As courts around the country become overburdened, mediation became a popular forum to resolve disputes. Many courts throughout the country require cases to be mediated before the case can go to trial. Consequently, attorneys have been forced to participate in mediation. Because trial attorneys were not accustomed to the mediation process, the process initially looked somewhat like a court hearing or a trial. For example, in the early days of mediation, opening statements in mediation looked and sounded very much like an opening statement at trial. Trial lawyers in the early days of mediation, and some trial lawyers still today, had a difficult time finding the balance between advocating their client’s position while proceeding in a conciliatory manner with settlement being the goal of the mediation.
Largely due to attorneys’ discomfort with finding that balance, it became commonplace in many parts of the country for attorneys not to make opening statements in mediation.
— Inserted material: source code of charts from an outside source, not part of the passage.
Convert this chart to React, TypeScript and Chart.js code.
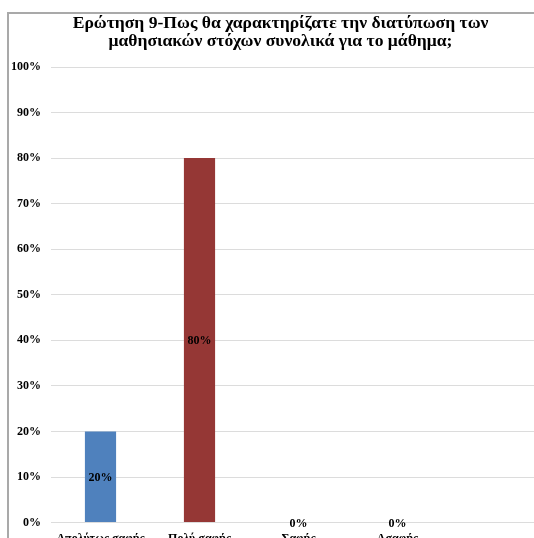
import React, { useEffect, useRef } from "react";
import { Chart, registerables } from "chart.js";

Chart.register(...registerables);

// Survey question 9: clarity of the stated learning goals (share of answers)
const titleLines = [
  "Ερώτηση 9-Πως θα χαρακτηρίζατε την διατύπωση των",
  "μαθησιακών στόχων συνολικά για το μάθημα;",
];
const categories = ["Απολύτως σαφής", "Πολύ σαφής", "Σαφής", "Ασαφής", ""];
const percentages: (number | null)[] = [20, 80, 0, 0, null];
const barColors = ["#4F81BD", "#953735", "#9BBB59", "#8064A2", "#4BACC6"];
const yTicks = [0, 10, 20, 30, 40, 50, 60, 70, 80, 90, 100];

const FONT = "'Liberation Serif', 'Times New Roman', serif";

// Two-line bold title, centred on the canvas
const chartTitle = {
  id: "chartTitle",
  afterDraw(chart: Chart) {
    const ctx = chart.ctx;
    ctx.save();
    ctx.font = `bold 17.6px ${FONT}`;
    ctx.fillStyle = "#000000";
    ctx.textAlign = "center";
    ctx.textBaseline = "middle";
    titleLines.forEach((line, i) => {
      ctx.fillText(line, chart.width / 2 - 1.5, 23 + i * 18.5);
    });
    ctx.restore();
  },
};

// Writes each bar's percentage in the middle of the bar
const valueLabels = {
  id: "valueLabels",
  afterDatasetsDraw(chart: Chart) {
    const ctx = chart.ctx;
    const meta = chart.getDatasetMeta(0);
    ctx.save();
    ctx.font = `bold 12px ${FONT}`;
    ctx.fillStyle = "#000000";
    ctx.textAlign = "center";
    ctx.textBaseline = "middle";
    meta.data.forEach((el: any, i: number) => {
      const v = percentages[i];
      if (v === null || v === undefined) return;
      const yMid = (el.y + el.base) / 2;
      ctx.fillText(`${v}%`, el.x, yMid + 1);
    });
    ctx.restore();
  },
};

export default function App() {
  const canvasRef = useRef<HTMLCanvasElement>(null);

  useEffect(() => {
    if (!canvasRef.current) return;
    const chart = new Chart(canvasRef.current, {
      type: "bar",
      data: {
        labels: categories,
        datasets: [
          {
            data: percentages,
            backgroundColor: barColors,
            borderWidth: 0,
            categoryPercentage: 1,
            barPercentage: 0.315,
          },
        ],
      },
      options: {
        responsive: false,
        animation: false,
        layout: { padding: { left: 10, right: 18, top: 67, bottom: 15 } },
        plugins: {
          legend: { display: false },
          tooltip: { enabled: false },
          title: { display: false },
        },
        scales: {
          x: {
            grid: { display: false, drawTicks: false },
            border: { display: false },
            ticks: {
              color: "#000000",
              font: { family: FONT, size: 12, weight: "bold" },
              padding: 9,
              maxRotation: 0,
              autoSkip: false,
            },
          },
          y: {
            min: 0,
            max: 100,
            afterFit(scale: any) {
              scale.width = 41;
            },
            afterBuildTicks(scale: any) {
              scale.ticks = yTicks.map((v) => ({ value: v }));
            },
            grid: { color: "#dcdcdc", lineWidth: 1, drawTicks: false },
            border: { display: false },
            ticks: {
              color: "#000000",
              font: { family: FONT, size: 12, weight: "bold" },
              padding: 10,
              callback: (v: any) => `${v}%`,
            },
          },
        },
      },
      plugins: [valueLabels, chartTitle],
    });
    return () => chart.destroy();
  }, []);

  return (
    <div
      style={{
        position: "fixed",
        left: 0,
        top: 0,
        width: 534,
        height: 538,
        overflow: "hidden",
        background: "#ffffff",
      }}
    >
      <canvas
        ref={canvasRef}
        width={564}
        height={570}
        style={{ position: "absolute", left: 0, top: 0 }}
      />
      <div
        style={{
          position: "absolute",
          left: 7,
          top: 12,
          width: 552,
          height: 600,
          border: "2px solid #a9a9a9",
          boxSizing: "border-box",
          pointerEvents: "none",
        }}
      />
    </div>
  );
}
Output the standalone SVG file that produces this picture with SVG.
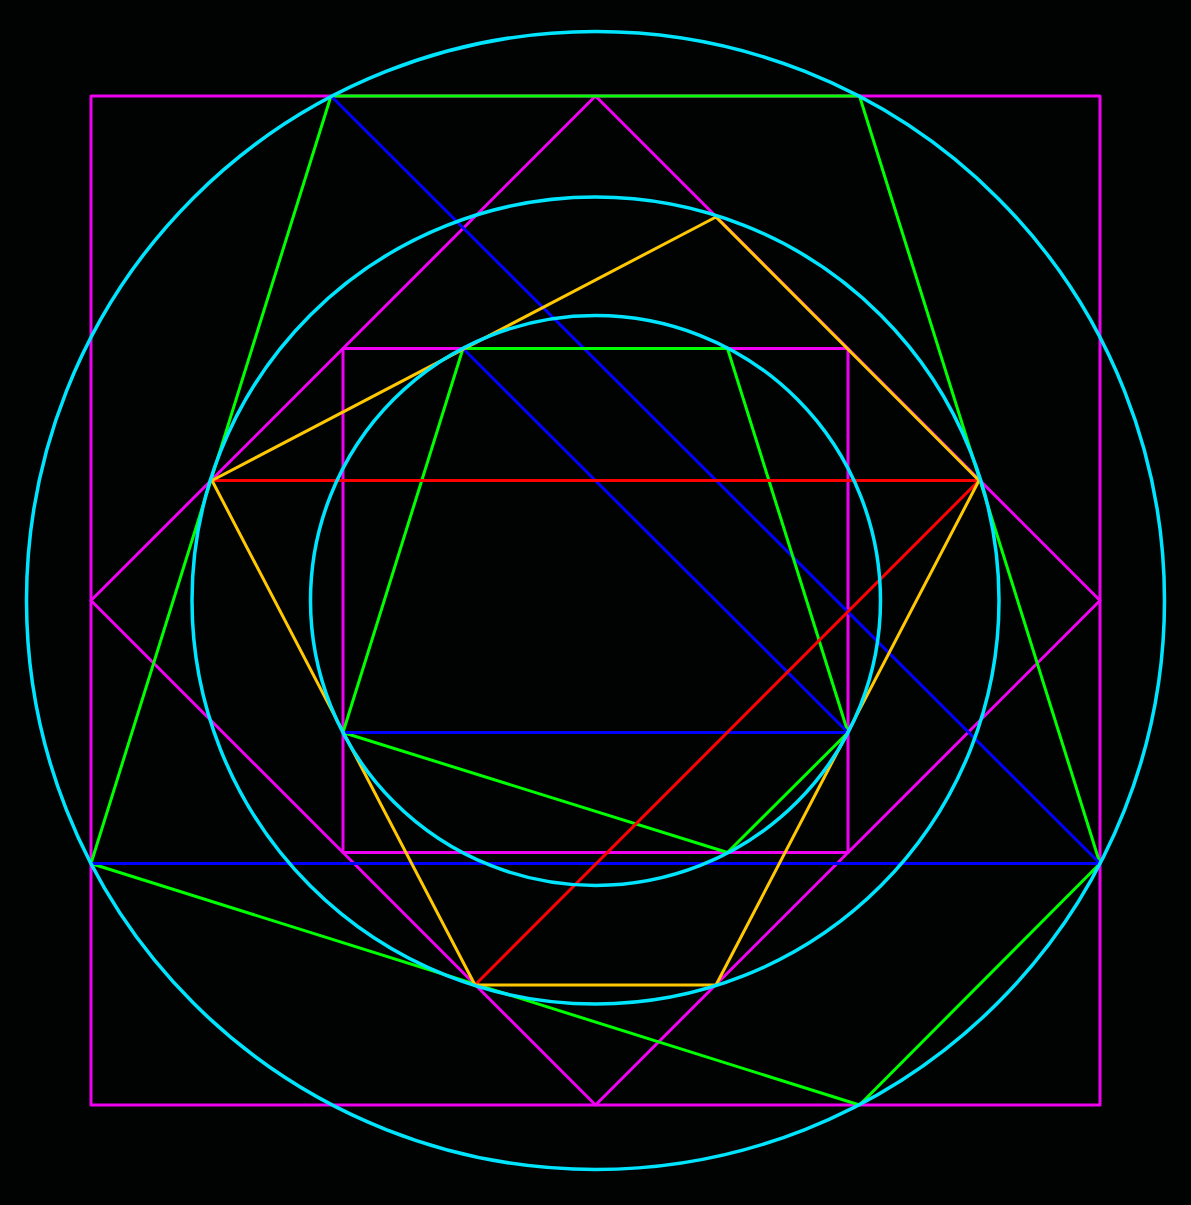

A well prepared and delivered opening statement goes a long way towards achieving a favorable settlement for one’s client.
The custom of not make opening statements in certain parts of the country and in certain substantive case types has now led to not even having a joint session during some mediations. Except in the rare situation where there is the potential for violence, this is a mistake. The parties and their counsel should at least be willing to sit in the same room with one another for some period of time while the mediator explains the process and lays the groundwork for a productive day.
When there is a joint session, many attorneys instruct their clients not to say anything during that session. These attorneys apparently believe either that their clients will say things that could hurt the client’s case or the client or the adversary will say things that could upset the other person and thereby make it harder to settle the case. The confidentiality that blankets the entire mediation process should ameliorate an attorney’s concern about his or her client saying something that court hurt the case. The fact that a litigant may say something that will upset the other party is not enough of a reason not to allow parties to speak. First, the fact that the parties are engaged in litigation is evidence enough that the parties are not happy with one another. Nobody should be surprised or devastated when one of the parties says something the other party does not like.